I learned to be a bottomless pit for other people’s problems. I didn’t know how to set limits, or really take care of myself. I felt an odd sense of duty and responsibility with each friendship rather than the pleasure of sharing, giving and receiving. I didn’t know what a genuine friendship was, and I found myself much too often getting entangled and enmeshed in my friend’s problems.
“An enmeshed child will be highly aware of everyone else’s feelings …A clairsentient (the ability to sense other’s feelings) walks into a party and feels responsible for the woman in the corner who is being ignored, or he can feel the jealousy of his neighbor whose wife is flirting, all without awareness of his own needs. A little clairsentience gives us sensitivity to others but too much separates us from our ground and leaves us ruled by a tumultuous blend of other’s emotions that we cannot control.”
— Anodea Judith, author of Eastern Body, Western Mind
Paging through my old journals, I find another quick example of this dynamic in my life:
I lived with a roommate in the 80s who owned the condo we were living in. In that condo, my room didn’t have a doorknob. It didn’t latch. It didn’t lock. Anyone could come in as they pleased. I finally insisted that we install a doorknob.
When one has broken boundaries, or essentially no boundaries, then one is like a house whose doors have no knobs. I either had an open door policy where anyone could come in, or I left the door closed so no one could enter – two extremes, no balance.
Mother Loss, Father Loss
When you’re journaling, you get the opportunity to watch your own life movies, once, twice, three times. At first you find yourself center stage, smack in the middle of the drama. It’s difficult to follow the story when you’re in middle of it.
When you refer back to events in your journal, you take a front row seat to watch the drama, observing all your intricate moves. With further introspection, you get to rearrange the play.

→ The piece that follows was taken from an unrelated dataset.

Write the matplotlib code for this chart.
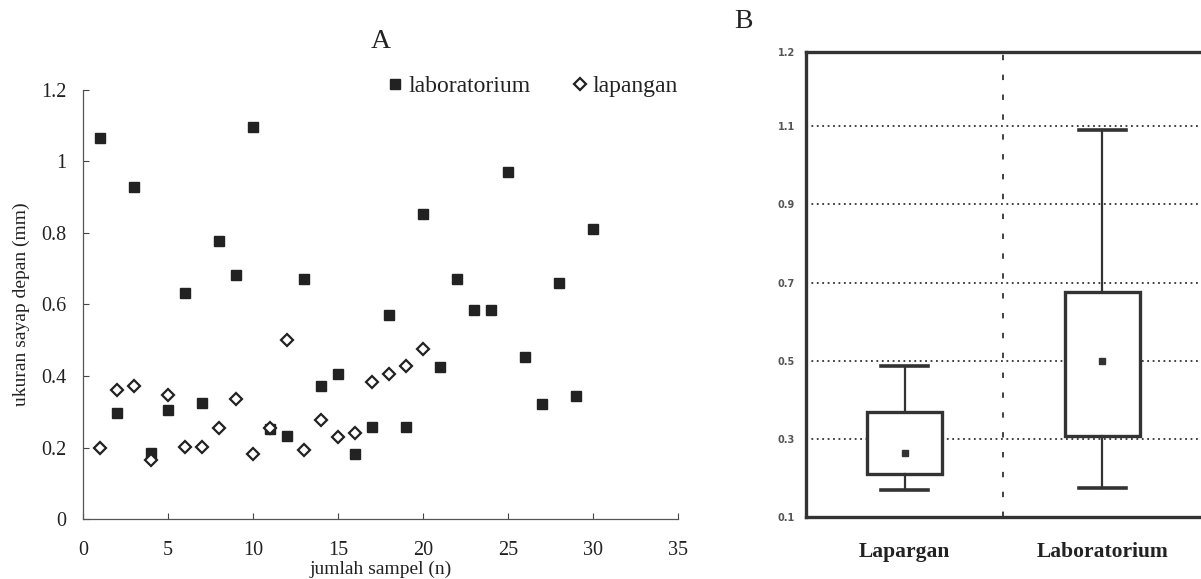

I realized that my lack of boundaries connected to having a mother with emotional problems, and an absent father. My father was at war when I was born, and later we were strangers. My mother was unpredictable, kind one moment, cruel the next. Two sides – a borderline personality disorder. I was brought up in a comfortable financial environment, but emotionally I’ve mostly felt like an orphan.
I knew a woman, a financial consultant whose mother attempted suicide during her teenage years. I took note in my journal of her powerful observation: “I took care of my mother emotionally, she did not take care of me. I’ve learned love is a one-way street, and I take care of others first, and not myself.”
In homes where emotional problems reign, the children are often put in the position of taking care of the parents becoming young parents themselves. Future relationships are loaded issues — landmines — where we may fear a lack of safety or fear being consumed by relationships.
“We may convince ourselves that even the most casual of friendships will spiral into a web of obligation. Some of us might react by bringing self-sufficiency to an extreme, refusing to ask for assistance or seek advice, or lean on a shoulder when we are tired or overwhelmed.”
–Phoebe Eng, author of Warrior Lessons
I finally put the doorknobs in. I recognize I have limits, and I’m no superhero. I get tired. There are some extreme situations that are out of my range, and are best delegated to someone else. I’ve learned to say no.
I’ve learned how to have real friendships, friendships that are mutual, equal, shared. This is one of the many gifts journaling has given me. It has allowed me to be a participant and an audience member in my life. Journaling has given me the gift of perspective.
I encourage you to pull out your journal, and write, and keep writing until you become familiar with the dramas and its undercurrents. Then, rewrite it, rework it, rearrange the pieces, so it’s a new story peppered with your own wisdom. Journaling purifies and clears the psyche. Frustrations are liberated, blocks open into fountain streams, and self-hatred turns to self-acceptance and self-love.